I have two segmentation networks and need to obtain the gradients of the output with respect to the input. It works on one model. On the second model, however, it throws a checkpointing error, which is interesting since there’s no checkpoint performed.
RuntimeError: Checkpointing is not compatible with .grad() or when an
inputsparameter is passed to .backward().
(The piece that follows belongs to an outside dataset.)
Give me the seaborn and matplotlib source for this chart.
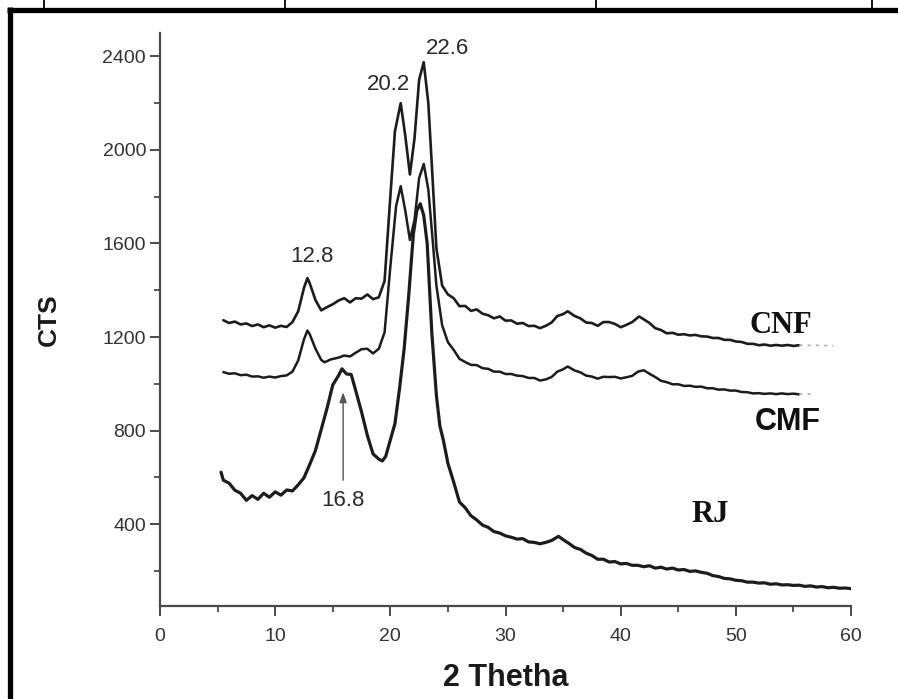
import numpy as np
import pandas as pd
import matplotlib
matplotlib.use("Agg")
import matplotlib.pyplot as plt
from matplotlib.lines import Line2D
import seaborn as sns

# ---- XRD patterns (2-theta in degrees, intensity in counts) ----
cnf_theta = [5.5, 6.0, 6.5, 7.0, 7.5, 8.0, 8.5, 9.0, 9.5, 10.0, 10.5, 11.0, 11.5, 12.0, 12.5, 12.8,
             13.0, 13.5, 14.0, 14.5, 15.0, 15.5, 16.0, 16.5, 17.0, 17.5, 18.0, 18.5, 19.0, 19.5,
             20.0, 20.4, 20.9, 21.3, 21.7, 22.1, 22.5, 22.9, 23.3, 23.7, 24.0, 24.5, 25.0, 25.5,
             26.0, 26.5, 27.0, 27.5, 28.0, 28.5, 29.0, 29.5, 30.0, 30.5, 31.0, 31.5, 32.0, 32.5,
             33.0, 33.5, 34.0, 34.5, 35.0, 35.4, 36.0, 36.5, 37.0, 37.5, 38.0, 38.5, 39.0, 39.5,
             40.0, 40.5, 41.0, 41.6, 42.0, 42.5, 43.0, 43.5, 44.0, 44.5, 45.0, 45.5, 46.0, 46.5,
             47.0, 47.5, 48.0, 48.5, 49.0, 49.5, 50.0, 50.5, 51.0, 51.5, 52.0, 52.5, 53.0, 53.5,
             54.0, 54.5, 55.0, 55.5]
cnf_cts = [1272, 1260, 1266, 1254, 1258, 1247, 1254, 1242, 1250, 1240, 1248, 1243, 1264, 1310, 1410, 1452,
           1430, 1358, 1314, 1328, 1340, 1356, 1366, 1348, 1366, 1364, 1382, 1362, 1370, 1440,
           1800, 2080, 2200, 2060, 1895, 2050, 2300, 2375, 2200, 1850, 1580, 1420, 1382, 1366,
           1332, 1333, 1312, 1318, 1300, 1293, 1280, 1288, 1270, 1271, 1257, 1260, 1247, 1248,
           1238, 1248, 1262, 1290, 1298, 1310, 1290, 1280, 1262, 1260, 1248, 1264, 1264, 1256,
           1242, 1252, 1264, 1288, 1276, 1260, 1238, 1230, 1216, 1218, 1210, 1212, 1207, 1209,
           1203, 1202, 1196, 1196, 1188, 1188, 1181, 1179, 1171, 1171, 1165, 1168, 1163, 1166,
           1163, 1166, 1162, 1165]
cnf_tail_theta = [55.5, 56.0, 56.5, 57.0, 57.5, 58.0, 58.5]
cnf_tail_cts = [1165, 1165, 1164, 1165, 1163, 1164, 1163]

cmf_theta = [5.5, 6.0, 6.5, 7.0, 7.5, 8.0, 8.5, 9.0, 9.5, 10.0, 10.5, 11.0, 11.5, 12.0, 12.5, 12.8,
             13.0, 13.5, 14.0, 14.3, 14.8, 15.5, 16.0, 16.5, 17.0, 17.5, 18.0, 18.5, 19.0, 19.5,
             20.0, 20.5, 20.9, 21.3, 21.7, 22.1, 22.5, 22.9, 23.3, 23.7, 24.0, 24.5, 25.0, 25.5,
             26.0, 26.5, 27.0, 27.5, 28.0, 28.5, 29.0, 29.5, 30.0, 30.5, 31.0, 31.5, 32.0, 32.5,
             33.0, 33.5, 34.0, 34.5, 35.0, 35.4, 36.0, 36.5, 37.0, 37.5, 38.0, 38.5, 39.0, 39.5,
             40.0, 40.5, 41.0, 41.5, 42.0, 42.5, 43.0, 43.5, 44.0, 44.5, 45.0, 45.5, 46.0, 46.5,
             47.0, 47.5, 48.0, 48.5, 49.0, 49.5, 50.0, 50.5, 51.0, 51.5, 52.0, 52.5, 53.0, 53.5,
             54.0, 54.5, 55.0, 55.5]
cmf_cts = [1050, 1043, 1045, 1037, 1039, 1031, 1032, 1026, 1031, 1027, 1033, 1036, 1052, 1100, 1190, 1228,
           1212, 1150, 1102, 1092, 1104, 1112, 1121, 1117, 1133, 1148, 1150, 1130, 1150, 1220,
           1500, 1760, 1845, 1740, 1615, 1700, 1880, 1940, 1830, 1600, 1420, 1250, 1178, 1145,
           1107, 1093, 1081, 1080, 1067, 1064, 1052, 1052, 1042, 1042, 1035, 1033, 1025, 1025,
           1014, 1019, 1029, 1052, 1062, 1074, 1057, 1049, 1035, 1031, 1022, 1030, 1029, 1030,
           1023, 1028, 1034, 1052, 1058, 1043, 1029, 1013, 1007, 998, 998, 991, 992, 987,
           988, 981, 981, 975, 976, 971, 971, 965, 964, 959, 960, 957, 959, 956,
           959, 956, 958, 955]
cmf_tail_theta = [55.5, 56.0, 56.5]
cmf_tail_cts = [955, 957, 956]

rj_theta = [5.3, 5.5, 6.0, 6.5, 7.0, 7.5, 8.0, 8.5, 9.0, 9.5, 10.0, 10.5, 11.0, 11.5, 12.0, 12.5,
            13.0, 13.5, 14.0, 14.5, 15.0, 15.5, 15.8, 16.2, 16.6, 17.0, 17.5, 18.0, 18.5, 19.0,
            19.3, 19.6, 20.0, 20.4, 20.8, 21.2, 21.6, 22.0, 22.3, 22.6, 22.9, 23.2, 23.6, 24.0,
            24.3, 24.6, 25.0, 25.5, 26.0, 26.5, 27.0, 27.5, 28.0, 28.5, 29.0, 29.5, 30.0, 30.5,
            31.0, 31.5, 32.0, 32.5, 33.0, 33.5, 34.0, 34.6, 35.0, 35.5, 36.0, 36.5, 37.0, 37.5,
            38.0, 38.5, 39.0, 39.5, 40.0, 40.5, 41.0, 41.5, 42.0, 42.5, 43.0, 43.5, 44.0, 44.5,
            45.0, 45.5, 46.0, 46.5, 47.0, 47.5, 48.0, 48.5, 49.0, 49.5, 50.0, 50.5, 51.0, 51.5,
            52.0, 52.5, 53.0, 53.5, 54.0, 54.5, 55.0, 55.5, 56.0, 56.5, 57.0, 57.5, 58.0, 58.5,
            59.0, 59.5, 60.0]
rj_cts = [622, 588, 575, 545, 532, 502, 522, 506, 532, 515, 538, 524, 546, 542, 568, 598,
          655, 715, 805, 895, 995, 1035, 1064, 1042, 1040, 970, 880, 780, 700, 678,
          670, 690, 760, 830, 980, 1150, 1380, 1640, 1740, 1770, 1720, 1600, 1220, 950,
          820, 760, 660, 580, 495, 470, 436, 418, 396, 386, 368, 362, 350, 344,
          336, 338, 324, 322, 316, 322, 330, 348, 334, 318, 300, 292, 276, 266,
          250, 250, 238, 240, 230, 232, 224, 224, 218, 222, 212, 216, 208, 212,
          204, 206, 198, 200, 194, 190, 180, 176, 168, 166, 160, 158, 152, 152,
          148, 149, 143, 145, 140, 141, 138, 139, 134, 136, 131, 133, 128, 130,
          126, 127, 124]

# ---- peak labels ----
peak_labels = ["12.8", "20.2", "22.6"]
peak_label_theta = [13.2, 19.8, 25.0]
peak_label_cts = [1545, 2280, 2434]

rj_peak_label = "16.8"
rj_peak_theta = 15.9
rj_peak_text_cts = 503
rj_arrow_from = 588
rj_arrow_to = 964

series_names = ["CNF", "CMF", "RJ"]
series_label_theta = [53.9, 54.5, 47.8]
series_label_cts = [1250, 836, 440]

x_ticks = [0, 10, 20, 30, 40, 50, 60]
y_ticks = [400, 800, 1200, 1600, 2000, 2400]

sns.set_theme(style="white")
plt.rcParams["font.family"] = ["Liberation Sans", "DejaVu Sans"]

fig = plt.figure(figsize=(8.98, 6.99), dpi=100)
ax = fig.add_axes([160 / 898, 1 - 606 / 699, (851 - 160) / 898, (606 - 33) / 699])

line_color = "#1c1c1c"
frames = {
    "CNF": pd.DataFrame({"theta": cnf_theta, "cts": cnf_cts}),
    "CMF": pd.DataFrame({"theta": cmf_theta, "cts": cmf_cts}),
    "RJ": pd.DataFrame({"theta": rj_theta, "cts": rj_cts}),
}
widths = {"CNF": 1.9, "CMF": 1.8, "RJ": 2.3}
for name, df in frames.items():
    sns.lineplot(data=df, x="theta", y="cts", ax=ax, color=line_color,
                 linewidth=widths[name], sort=False, estimator=None)

# faded ends of the two upper traces
sns.lineplot(x=cnf_tail_theta, y=cnf_tail_cts, ax=ax, color="#b0b0b0",
             linewidth=1.2, linestyle=(0, (2, 3)), sort=False, estimator=None)
sns.lineplot(x=cmf_tail_theta, y=cmf_tail_cts, ax=ax, color="#b0b0b0",
             linewidth=1.2, linestyle=(0, (2, 3)), sort=False, estimator=None)

ax.set_xlim(0, 60)
ax.set_ylim(50, 2500)
ax.set_xticks(x_ticks)
ax.set_yticks(y_ticks)
ax.set_xticks([5, 15, 25, 35, 45, 55], minor=True)
ax.set_yticks([200, 600, 1000, 1400, 1800, 2200], minor=True)

axis_color = "#4a4a4a"
for side in ["top", "right"]:
    ax.spines[side].set_visible(False)
for side in ["left", "bottom"]:
    ax.spines[side].set_color(axis_color)
    ax.spines[side].set_linewidth(1.6)
ax.tick_params(axis="both", which="major", direction="out", length=7, width=1.4,
               color=axis_color, labelsize=14, labelcolor="#333333", pad=3,
               left=True, bottom=True)
ax.tick_params(axis="x", which="major", pad=9)
ax.tick_params(axis="both", which="minor", direction="out", length=4, width=1.3,
               color=axis_color, left=True, bottom=True)

ax.set_xlabel("2 Thetha", fontsize=22, fontweight="bold", color="#1a1a1a", labelpad=13)
ax.set_ylabel("CTS", fontsize=19, fontweight="bold", color="#1a1a1a", labelpad=30)

for lab, tx, ty in zip(peak_labels, peak_label_theta, peak_label_cts):
    ax.text(tx, ty, lab, ha="center", va="center", fontsize=16, color="#2a2a2a")

ax.annotate("", xy=(rj_peak_theta, rj_arrow_to), xytext=(rj_peak_theta, rj_arrow_from),
            arrowprops=dict(arrowstyle="-|>,head_length=0.5,head_width=0.18",
                            color="#555555", lw=1.0, shrinkA=0, shrinkB=0))
ax.text(rj_peak_theta, rj_peak_text_cts, rj_peak_label, ha="center", va="center",
        fontsize=16, color="#2a2a2a")

label_fonts = {"CNF": "Liberation Serif", "CMF": "Liberation Sans", "RJ": "Liberation Serif"}
for name, tx, ty in zip(series_names, series_label_theta, series_label_cts):
    ax.text(tx, ty, name, ha="center", va="center", fontsize=22, fontweight="bold",
            family=[label_fonts[name], "DejaVu Sans"], color="#111111")

# surrounding table frame
W, H = 898, 699
fig.add_artist(Line2D([7 / W, 1.0], [1 - 9.5 / H, 1 - 9.5 / H], color="black",
                      linewidth=3.8, solid_capstyle="butt"))
fig.add_artist(Line2D([9.5 / W, 9.5 / W], [0.0, 1 - 7 / H], color="black",
                      linewidth=3.8, solid_capstyle="butt"))
for xp in [44, 285, 596, 872]:
    fig.add_artist(Line2D([xp / W, xp / W], [1 - 8 / H, 1.0], color="black",
                          linewidth=1.3, solid_capstyle="butt"))

fig.savefig("out.png", dpi=100, facecolor="white")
Please use .backward() and do not pass its
inputs argument.
I added a minimal code snippet to make the case more clearer. net_a
and net_b
are the segmentation networks.
net_a = NetA()
#net_b = NetB()
net_a.eval()
with torch.no_grad():
x = torch.rand(1, 3, 768, 768)
y = torch.LongTensor(1,768,768).random_(0, 19)
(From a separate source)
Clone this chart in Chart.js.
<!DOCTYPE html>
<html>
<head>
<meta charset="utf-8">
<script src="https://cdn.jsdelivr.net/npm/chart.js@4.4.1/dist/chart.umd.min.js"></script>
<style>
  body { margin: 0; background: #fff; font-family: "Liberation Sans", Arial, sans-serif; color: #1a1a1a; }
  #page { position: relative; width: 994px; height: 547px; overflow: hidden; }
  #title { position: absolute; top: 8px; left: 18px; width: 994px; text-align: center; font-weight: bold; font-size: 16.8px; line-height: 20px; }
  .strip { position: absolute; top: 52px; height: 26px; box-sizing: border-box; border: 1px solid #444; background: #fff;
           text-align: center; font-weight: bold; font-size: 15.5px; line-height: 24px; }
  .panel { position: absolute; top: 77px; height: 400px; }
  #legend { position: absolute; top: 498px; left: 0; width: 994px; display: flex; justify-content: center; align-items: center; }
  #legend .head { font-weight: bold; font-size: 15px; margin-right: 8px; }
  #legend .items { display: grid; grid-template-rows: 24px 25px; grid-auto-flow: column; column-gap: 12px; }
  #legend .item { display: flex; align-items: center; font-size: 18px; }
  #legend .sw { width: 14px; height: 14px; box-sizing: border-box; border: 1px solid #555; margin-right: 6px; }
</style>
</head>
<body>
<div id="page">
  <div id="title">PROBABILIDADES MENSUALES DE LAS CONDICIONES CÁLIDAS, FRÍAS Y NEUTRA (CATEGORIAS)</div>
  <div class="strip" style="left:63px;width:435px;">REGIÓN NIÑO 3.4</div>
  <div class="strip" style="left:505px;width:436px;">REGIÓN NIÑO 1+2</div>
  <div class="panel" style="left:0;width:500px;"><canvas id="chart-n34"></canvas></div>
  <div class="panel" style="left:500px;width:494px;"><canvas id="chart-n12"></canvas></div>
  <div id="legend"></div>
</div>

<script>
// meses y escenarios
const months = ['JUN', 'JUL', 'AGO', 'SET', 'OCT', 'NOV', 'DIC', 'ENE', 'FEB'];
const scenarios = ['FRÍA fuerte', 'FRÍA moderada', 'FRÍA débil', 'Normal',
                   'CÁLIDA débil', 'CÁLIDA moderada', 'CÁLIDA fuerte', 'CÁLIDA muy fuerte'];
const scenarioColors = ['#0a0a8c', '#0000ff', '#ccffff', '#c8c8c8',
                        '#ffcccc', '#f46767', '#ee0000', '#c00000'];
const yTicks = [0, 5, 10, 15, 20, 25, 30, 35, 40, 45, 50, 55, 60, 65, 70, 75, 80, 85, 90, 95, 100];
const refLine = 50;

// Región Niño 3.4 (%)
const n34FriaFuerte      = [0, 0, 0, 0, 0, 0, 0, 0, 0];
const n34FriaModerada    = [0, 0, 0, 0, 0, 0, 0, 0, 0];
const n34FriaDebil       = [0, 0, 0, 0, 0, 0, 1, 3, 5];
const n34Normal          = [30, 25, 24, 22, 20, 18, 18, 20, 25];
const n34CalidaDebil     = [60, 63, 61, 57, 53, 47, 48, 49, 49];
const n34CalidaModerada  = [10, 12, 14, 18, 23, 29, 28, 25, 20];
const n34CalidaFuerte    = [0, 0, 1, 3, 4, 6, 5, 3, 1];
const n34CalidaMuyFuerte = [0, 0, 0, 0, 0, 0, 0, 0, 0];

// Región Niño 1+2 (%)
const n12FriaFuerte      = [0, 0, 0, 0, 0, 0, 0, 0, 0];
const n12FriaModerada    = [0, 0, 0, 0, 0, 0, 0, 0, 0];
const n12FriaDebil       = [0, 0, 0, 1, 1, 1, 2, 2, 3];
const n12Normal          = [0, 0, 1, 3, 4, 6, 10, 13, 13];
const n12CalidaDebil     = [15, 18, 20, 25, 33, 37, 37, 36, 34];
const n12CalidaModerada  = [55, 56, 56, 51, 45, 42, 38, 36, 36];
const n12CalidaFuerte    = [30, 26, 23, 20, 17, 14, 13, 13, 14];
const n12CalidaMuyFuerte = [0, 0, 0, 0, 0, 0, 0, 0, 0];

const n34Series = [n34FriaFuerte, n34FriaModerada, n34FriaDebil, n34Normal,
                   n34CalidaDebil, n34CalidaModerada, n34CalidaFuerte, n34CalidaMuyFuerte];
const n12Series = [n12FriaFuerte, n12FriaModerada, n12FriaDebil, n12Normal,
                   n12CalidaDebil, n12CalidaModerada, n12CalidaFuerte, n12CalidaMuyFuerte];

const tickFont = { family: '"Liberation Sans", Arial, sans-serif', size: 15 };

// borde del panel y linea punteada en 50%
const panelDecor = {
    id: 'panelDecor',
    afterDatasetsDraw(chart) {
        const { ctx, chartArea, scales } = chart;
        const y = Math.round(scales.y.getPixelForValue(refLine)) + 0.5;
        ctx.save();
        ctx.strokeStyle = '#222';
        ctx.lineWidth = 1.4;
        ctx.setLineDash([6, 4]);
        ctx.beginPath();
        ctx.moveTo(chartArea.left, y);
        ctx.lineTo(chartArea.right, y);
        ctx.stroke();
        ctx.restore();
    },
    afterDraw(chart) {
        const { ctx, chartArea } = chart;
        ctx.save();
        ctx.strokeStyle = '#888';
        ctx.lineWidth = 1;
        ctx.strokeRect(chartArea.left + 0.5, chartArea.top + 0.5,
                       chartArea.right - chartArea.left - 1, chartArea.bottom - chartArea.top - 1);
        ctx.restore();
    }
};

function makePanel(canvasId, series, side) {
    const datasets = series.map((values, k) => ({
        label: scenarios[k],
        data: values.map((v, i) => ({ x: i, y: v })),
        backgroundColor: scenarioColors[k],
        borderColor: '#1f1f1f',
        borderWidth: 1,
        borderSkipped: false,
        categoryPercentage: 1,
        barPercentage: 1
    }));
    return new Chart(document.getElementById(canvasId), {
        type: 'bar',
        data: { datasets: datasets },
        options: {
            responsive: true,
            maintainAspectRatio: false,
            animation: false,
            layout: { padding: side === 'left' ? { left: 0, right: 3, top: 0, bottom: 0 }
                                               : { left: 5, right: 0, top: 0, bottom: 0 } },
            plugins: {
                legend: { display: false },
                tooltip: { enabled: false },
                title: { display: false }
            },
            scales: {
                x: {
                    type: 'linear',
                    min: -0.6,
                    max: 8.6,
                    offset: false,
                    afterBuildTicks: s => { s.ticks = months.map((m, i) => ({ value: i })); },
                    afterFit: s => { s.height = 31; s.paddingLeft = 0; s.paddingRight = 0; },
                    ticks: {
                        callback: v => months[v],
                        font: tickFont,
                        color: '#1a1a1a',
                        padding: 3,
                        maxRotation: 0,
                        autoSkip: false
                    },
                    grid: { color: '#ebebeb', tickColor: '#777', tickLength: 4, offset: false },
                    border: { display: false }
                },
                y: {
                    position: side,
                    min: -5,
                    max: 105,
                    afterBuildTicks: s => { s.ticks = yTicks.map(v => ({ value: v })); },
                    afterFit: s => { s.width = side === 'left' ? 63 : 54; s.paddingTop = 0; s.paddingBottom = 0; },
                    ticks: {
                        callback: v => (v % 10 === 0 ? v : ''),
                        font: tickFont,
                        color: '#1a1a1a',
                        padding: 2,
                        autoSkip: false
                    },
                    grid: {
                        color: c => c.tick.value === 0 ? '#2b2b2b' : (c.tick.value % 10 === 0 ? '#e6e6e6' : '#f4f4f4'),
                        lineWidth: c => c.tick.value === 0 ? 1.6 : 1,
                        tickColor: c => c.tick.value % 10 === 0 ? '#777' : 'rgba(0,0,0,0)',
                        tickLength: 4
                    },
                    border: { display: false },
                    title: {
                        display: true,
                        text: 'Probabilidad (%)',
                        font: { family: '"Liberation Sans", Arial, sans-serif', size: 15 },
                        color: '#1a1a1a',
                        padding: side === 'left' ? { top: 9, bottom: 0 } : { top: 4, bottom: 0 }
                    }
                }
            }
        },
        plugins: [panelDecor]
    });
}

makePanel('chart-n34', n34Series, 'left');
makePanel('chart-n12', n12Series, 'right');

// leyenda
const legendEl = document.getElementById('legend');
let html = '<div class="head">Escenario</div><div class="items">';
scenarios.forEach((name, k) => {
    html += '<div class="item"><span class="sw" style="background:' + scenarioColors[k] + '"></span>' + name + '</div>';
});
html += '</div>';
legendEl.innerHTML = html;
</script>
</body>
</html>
loss = nn.CrossEntropyLoss()
x = x.clone().detach()
y = y.clone().detach()
x_ = x.clone().detach()
x_.requires_grad = True
y_ = net_a(x_)
y_ = y_['logits']
loss = loss(y_, y)
print(loss.requires_grad, x_.requires_grad)
grad_ = torch.autograd.grad(loss, x_, retain_graph=False, create_graph=False)[0]
What might cause this behaviour? Both nets are structured very similarly hence the confusion up until now. Looking forward for a discussion!